In speech recognition a simple (though naive) measure of phones or words correct gives a reasonable indicator of how well a speech recognition system works. In synthesis this a lot harder. A word can have multiple pronunciations, so it is much harder to automatically test if a synthesizer's phoneme accuracy, besides much of the quality is not just in if it is correct but if it "sounds good". This is effectly the crux of the matter. The only real synthesis evaluation technique is having a human listen to the result. Humans individually are not very reliably testers of systems, but humans in general are. However it is usually not feasible to have testers listen to large amounts of synthetic speech and return a general goodness score. More specific tests are required.

Although listening tests are the ultimate, because they are expensive in resources (undergraduates are not willing to listing to bad synthesis all day for free), and the design of listening tests is a non-trivial task, there are a number of more general tests which can be run at less expenses and can help greatly.

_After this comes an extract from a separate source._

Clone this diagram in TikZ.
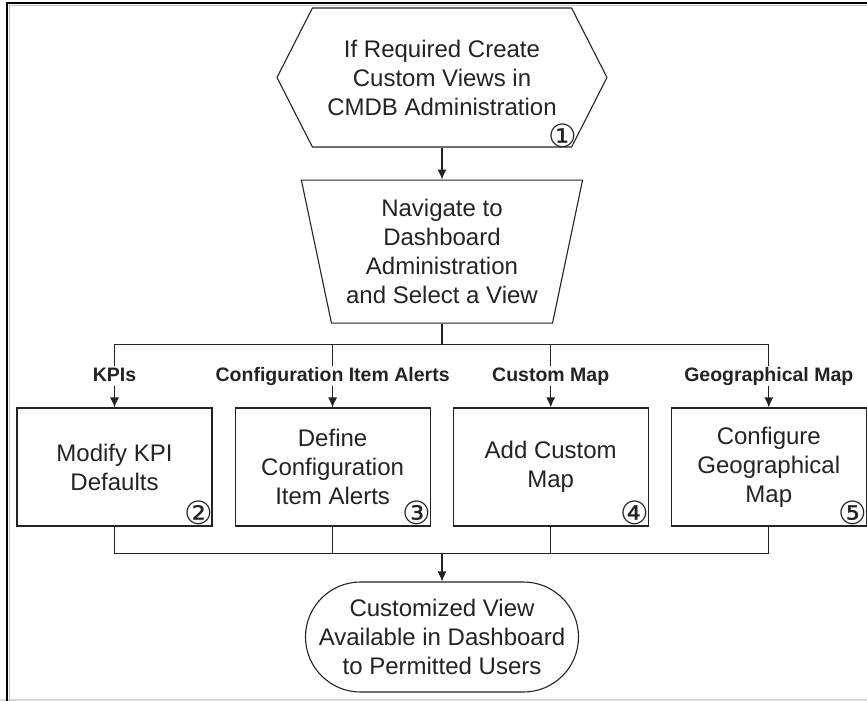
\documentclass[tikz,border=0pt]{standalone}
\usepackage{fontspec}
\setmainfont{Liberation Sans}
\newfontfamily\circfont{DejaVu Sans}
\usetikzlibrary{shapes,arrows.meta,positioning}

\definecolor{ink}{RGB}{35,35,35}
\newcommand{\bodyfont}{\fontsize{24pt}{29pt}\selectfont}
\newcommand{\lblfont}{\bfseries\fontsize{19.5pt}{21pt}\selectfont}

\tikzstyle{prep} = [signal, signal to=west and east, signal pointer angle=126, draw=ink, line width=1.1pt, text=ink, minimum width=330pt, minimum height=139pt, inner sep=0pt, align=center, font=\bodyfont]
\tikzstyle{manual} = [trapezium, trapezium left angle=104, trapezium right angle=104, trapezium stretches=true, draw=ink, line width=1.1pt, text=ink, minimum width=282pt, minimum height=143pt, inner sep=0pt, align=center, font=\bodyfont]
\tikzstyle{task} = [rectangle, draw=ink, line width=1.1pt, text=ink, minimum width=195pt, minimum height=118pt, inner sep=0pt, align=center, font=\bodyfont]
\tikzstyle{term} = [rectangle, rounded corners=55pt, draw=ink, line width=1.1pt, text=ink, minimum width=273pt, minimum height=110pt, inner sep=0pt, align=center, font=\bodyfont]
\tikzstyle{branch} = [text=ink, font=\lblfont, text height=14pt, text depth=4pt, inner sep=1pt]
\tikzstyle{stepno} = [text=ink, font=\circfont\fontsize{32pt}{32pt}\selectfont, inner sep=0pt]
\tikzstyle{tedge} = [draw=ink, line width=1.1pt, -{Latex[length=10pt,width=9pt]}]
\tikzstyle{tline} = [draw=ink, line width=1.1pt]

\begin{document}
\begin{tikzpicture}[x=1pt, y=-1pt]
\useasboundingbox (0,0) rectangle (867,701);

% frame
\draw[black!15, line width=1.5pt] (0,700) -- (867,700);
\draw[black!25, line width=1pt] (9,701) -- (9,5.5) -- (867,5.5);
\draw[black, line width=2pt] (6.5,701) -- (6.5,3.5) -- (867,3.5);

% preparation and view =====================
\node[prep] (create) at (442,77.5) {If Required Create\\Custom Views in\\CMDB Administration};
\node[manual, below=32pt of create] (navigate) {Navigate to\\Dashboard\\Administration\\and Select a View};

% tasks
\node[task] (kpi) at (114.5,467) {Modify KPI\\Defaults};
\node[task, right=22pt of kpi] (alerts) {Define\\Configuration\\Item Alerts};
\node[task, right=22pt of alerts] (cmap) {Add Custom\\Map};
\node[task, right=22pt of cmap] (gmap) {Configure\\Geographical\\Map};

% branch labels
\node[branch, above=21pt of kpi] (kpilbl) {KPIs};
\node[branch, above=21pt of alerts] (alertslbl) {Configuration Item Alerts};
\node[branch, above=21pt of cmap] (cmaplbl) {Custom Map};
\node[branch, above=21pt of gmap] (gmaplbl) {Geographical Map};

% result
\node[term] (result) at (442,637) {Customized View\\Available in Dashboard\\to Permitted Users};

% step numbers
\node[stepno, above right=12pt and 121pt of create.south, anchor=center] (no1) {①};
\node[stepno, above left=14pt and 14pt of kpi.south east, anchor=center] (no2) {②};
\node[stepno, above left=14pt and 14pt of alerts.south east, anchor=center] (no3) {③};
\node[stepno, above left=14pt and 14pt of cmap.south east, anchor=center] (no4) {④};
\node[stepno, above left=14pt and 14pt of gmap.south east, anchor=center] (no5) {⑤};

% edges
\path[tedge] (create.south) -- (navigate.north);
\path[tline] (navigate.south) -- ++(0,21) coordinate (split);
\path[tline] (split) -| (kpilbl.north);
\path[tline] (split) -| (alertslbl.north);
\path[tline] (split) -| (cmaplbl.north);
\path[tline] (split) -| (gmaplbl.north);

\path[tedge] (kpilbl.south) -- (kpi.north);
\path[tedge] (alertslbl.south) -- (alerts.north);
\path[tedge] (cmaplbl.south) -- (cmap.north);
\path[tedge] (gmaplbl.south) -- (gmap.north);

\coordinate[above=28pt of result.north] (join);
\path[tline] (kpi.south) |- (join);
\path[tline] (alerts.south) |- (join);
\path[tline] (cmap.south) |- (join);
\path[tline] (gmap.south) |- (join);
\path[tedge] (join) -- (result.north);

\end{tikzpicture}
\end{document}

It is common that a new voice in Festival (or any other speech synthesis systems), has limitations and it is wise to test what the limitations are and decide if such limitations are acceptable or not. This depends a lot on what you wish to use your voice for. For example if the voice a Scottish English voice to be primarily used as the output of a Chinese speech tranlation system, the vocabulary is constained by the translation system itself so a large lexicon is probably not much of an issue, but the vocabulary will include many anglosized (calenodianized ?) versions of Chinese names, which are not common in standard English so letter-to-sound rules should be made more sensitive for that input. If the system is to be used to read address lists, it should be able to tokenize names and address appropriately, and if it is to be used in a dialogue system the intonation model should be able to deal with questions and continuations properly. Optimizing your voices for the most common task, and minimizing the errors is what evaluation is for.